By. Jameille Williams
Staff Writer for ITrainedU
We have discussed how you can obtain a scholarship through iTrainedU and how to determine at what level you should play. Now we are going to talk about choosing the right school for you. Outside of basketball, you need to choose a school where you feel comfortable. You may feel comfortable with the coaching staff as well as your future teammates, but you have to enjoy the campus atmosphere. Sometimes players go to a school strictly because they were recruited there and end up transferring because they didn’t like the campus atmosphere. When it comes time to commit knowing the roster of the school is important. Knowing how many players are at your position(s) is key to making a decision. For instance, say you want to go to a particular school and you are a point guard.
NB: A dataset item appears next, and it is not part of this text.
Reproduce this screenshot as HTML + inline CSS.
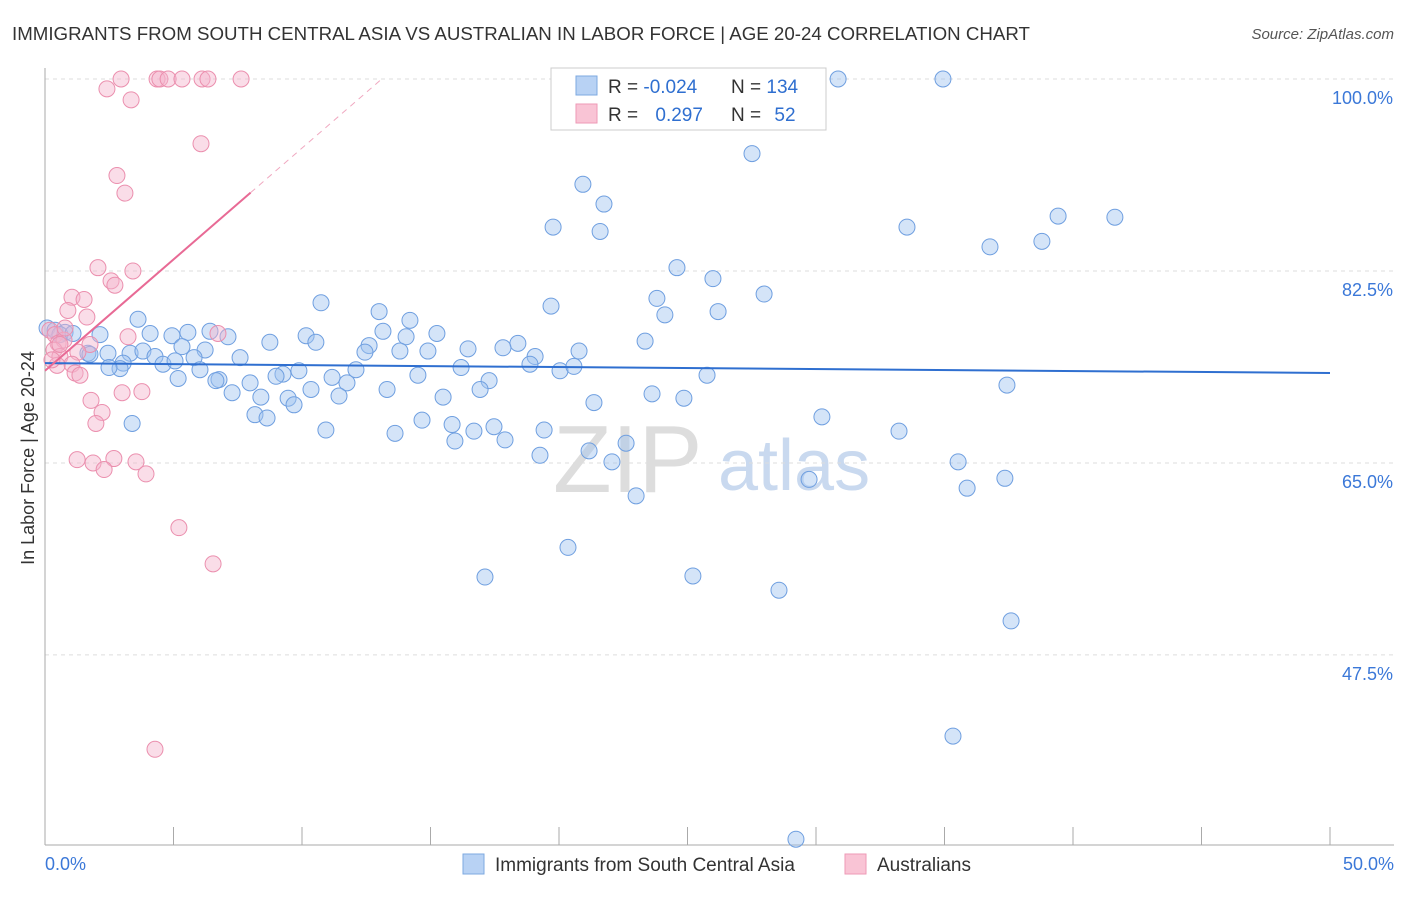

The starting PG at this school is a senior and so is the reserve, but there is a junior PG who could possibly have the starting spot. This isn’t a bad situation for three reasons. 1) You only have to challenge him as well as another freshman for the spot, 2) You can learn under someone who has been playing on the team longer and 3) You only have one year to be a reserve player.
1) You only have to challenge him as well as another freshman for the spot.
Unfortunately, most college recruiting websites and blogs only cover Division I recruiting. If you are being recruited by Division I schools, you will be able to see who else is being recruited by your school. You should check how many people are playing the same position as yourself. If you aren’t being recruited by Division I schools, it is not easy to find this information. However, once you have chosen the right school and are on campus you will find this information. Typically there are at 2 freshman per position needed. Once practice begins you will be able to see where you will be in the rotation. Though they are your teammates you will still have to compete for a spot and minutes.
2) You can learn under someone who has been playing on the team longer.
Playing behind someone who has been on the team longer isn’t a bad thing. This person will have more knowledge of the offense and the coach’s philosophy but also can help with your transition. Asking that player questions will help, plus you can see exactly how the game is played.
3) You only have one year to be a reserve player.
You only have one year to backup your teammate. Getting solid reps your freshman year will help you prepare for your sophomore season. But in order for this to work out you have to choose a school where this is possible. Something to keep in mind is that you will still have to compete with your fellow freshman teammate as well as any player that might join the team as a transfer student.
We have given you many factors to take into account when it comes to your recruitment. Now it’s time for you to take this information and use it to your advantage. The Choice Is Yours.